• WHAT YOU WILL DO: Take every line from the first down to the line with "family='DejaVu Sans')" and set it down exactly, without the pictures.
==== GIVEN MATERIAL ====
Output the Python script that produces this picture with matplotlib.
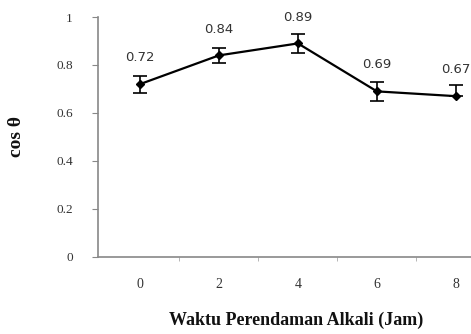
import matplotlib.pyplot as plt
import numpy as np

# waktu perendaman (jam) dan nilai cos theta
waktu = ['0', '2', '4', '6', '8']
cos_theta = [0.72, 0.84, 0.89, 0.69, 0.67]
err_bawah = [0.035, 0.03, 0.04, 0.04, 0.0]
err_atas = [0.035, 0.03, 0.04, 0.04, 0.045]
label_nilai = ['0.72', '0.84', '0.89', '0.69', '0.67']

x = np.arange(len(waktu))

fig = plt.figure(figsize=(4.71, 3.34), dpi=100)
ax = fig.add_axes([0.208, 0.231, 0.792, 0.718])

ax.errorbar(x, cos_theta, yerr=[err_bawah, err_atas], color='black',
            marker='D', markersize=4.5, linewidth=1.6, elinewidth=1.2,
            capsize=5, capthick=1.2)

for xi, yi, t in zip(x, cos_theta, label_nilai):
    ax.annotate(t, (xi, yi), xytext=(0, 19), textcoords='offset points',
                ha='center', va='center', fontsize=9.5, color='#333333',
                family='DejaVu Sans')

ax.set_xlim(-0.53, 4.19)
ax.set_ylim(0, 1)
ax.set_yticks([0, 0.2, 0.4, 0.6, 0.8, 1.0])
ax.set_yticklabels(['0', '0.2', '0.4', '0.6', '0.8', '1'])
ax.set_xticks(x)
ax.set_xticklabels(waktu)
ax.set_xticks([0.5, 1.5, 2.5, 3.5], minor=True)

for sp in ['top', 'right']:
    ax.spines[sp].set_visible(False)
for sp in ['left', 'bottom']:
    ax.spines[sp].set_color('#888888')
    ax.spines[sp].set_linewidth(1.2)

ax.tick_params(axis='y', direction='out', length=4, color='#888888',
               labelsize=9.5, pad=14, labelcolor='#333333')
ax.tick_params(axis='x', which='major', length=0, labelsize=10, pad=15,
               labelcolor='#333333')
ax.tick_params(axis='x', which='minor', direction='out', length=3,
               color='#aaaaaa')
for lab in ax.get_xticklabels() + ax.get_yticklabels():
    lab.set_family('Liberation Serif')

fig.text(0.628, 0.042, 'Waktu Perendaman Alkali (Jam)', fontsize=13,
         fontweight='bold', family='Liberation Serif',
         ha='center', va='center', color='#111111')
fig.text(0.036, 0.59, 'cos θ', fontsize=14, fontweight='bold',
         family='Liberation Serif', rotation=90,
         ha='center', va='center', color='#111111')

fig.savefig('out.png', dpi=100)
====
• SOLUTION:
Output the Python script that produces this picture with matplotlib.
import matplotlib.pyplot as plt
import numpy as np

# waktu perendaman (jam) dan nilai cos theta
waktu = ['0', '2', '4', '6', '8']
cos_theta = [0.72, 0.84, 0.89, 0.69, 0.67]
err_bawah = [0.035, 0.03, 0.04, 0.04, 0.0]
err_atas = [0.035, 0.03, 0.04, 0.04, 0.045]
label_nilai = ['0.72', '0.84', '0.89', '0.69', '0.67']

x = np.arange(len(waktu))

fig = plt.figure(figsize=(4.71, 3.34), dpi=100)
ax = fig.add_axes([0.208, 0.231, 0.792, 0.718])

ax.errorbar(x, cos_theta, yerr=[err_bawah, err_atas], color='black',
            marker='D', markersize=4.5, linewidth=1.6, elinewidth=1.2,
            capsize=5, capthick=1.2)

for xi, yi, t in zip(x, cos_theta, label_nilai):
    ax.annotate(t, (xi, yi), xytext=(0, 19), textcoords='offset points',
                ha='center', va='center', fontsize=9.5, color='#333333',
                family='DejaVu Sans')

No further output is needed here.